Beyond the chapters already described, I also thought the well-chosen metaphors by other contributors were extremely enlightening and pedagogically useful. It was unnerving but effective to read Martinson’s description of Kelowna as a “White-bread” culture, hilarious yet tremendously insightful to learn that Winnipeggers, according to Howison, are Prairie pragmatists marked by ambivalent pride in their city – a city they love to hate and yet which results in a resilient hopefulness for its future.
I was also surprised to learn of Halifax’s somewhat paradoxical embodiment of the transcendent and immanent in both physical and spiritual geography, and Watson’s use of the biblical Samaritan as description of Toronto and its “ambiguous ethnicity, questionable religiosity, and compassionate intent.”
Of course, you’ll need to read the book to understand and benefit from these metaphors.
This leads to my third point, what I think may be the book’s most important contribution – none of the authors (all of whom appear narratively to be somewhat humble and under-assuming) seem to presume their city-portraits are definitive, let alone comprehensive.

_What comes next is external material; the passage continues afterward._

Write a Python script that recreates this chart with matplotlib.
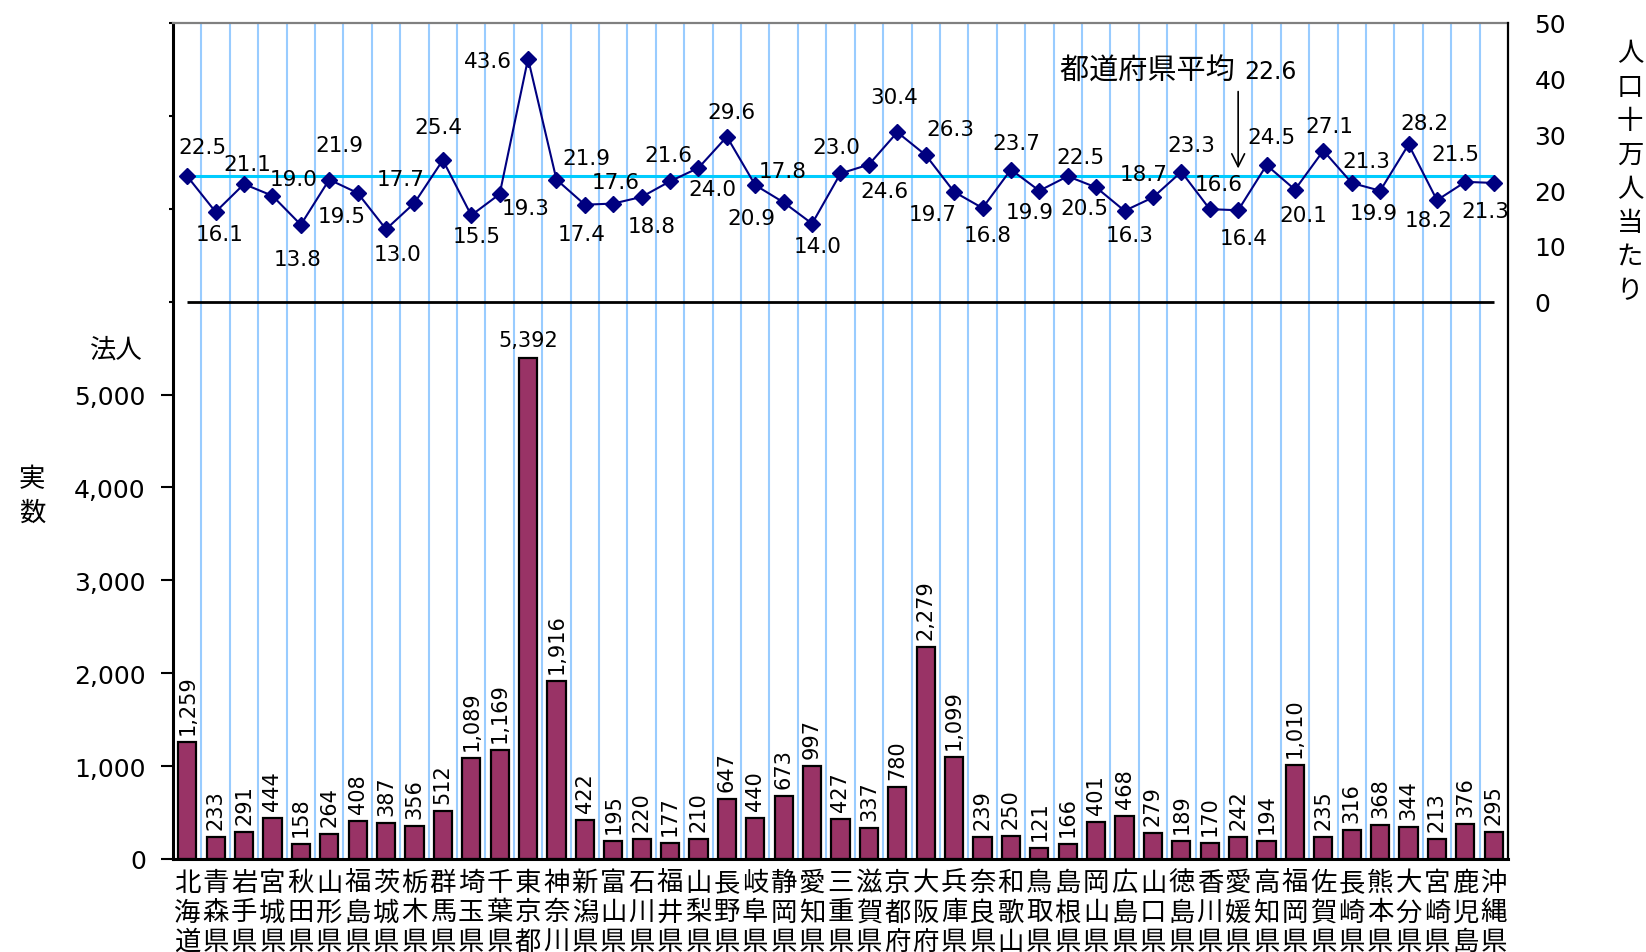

For example I think of Seibel’s use of three communities along 118 Avenue in Edmonton as representative of the city as a whole. Without denigrating these narrations, I can only imagine that practitioners in other parts of the city might counter with narratives of the communities in which they work.
This impulse to respond reveals the real genius and usefulness of this book: it can spur others to think deeply and inform themselves about the spiritual realities in the cities that they themselves inhabit.
We need not replicate what these authors have done, nor do we even have to agree with their portraits. But we should thank them for modelling ways we need to learn to think about our own cities for the sake of the gospel of Jesus and the shalom of God and the peace of the city.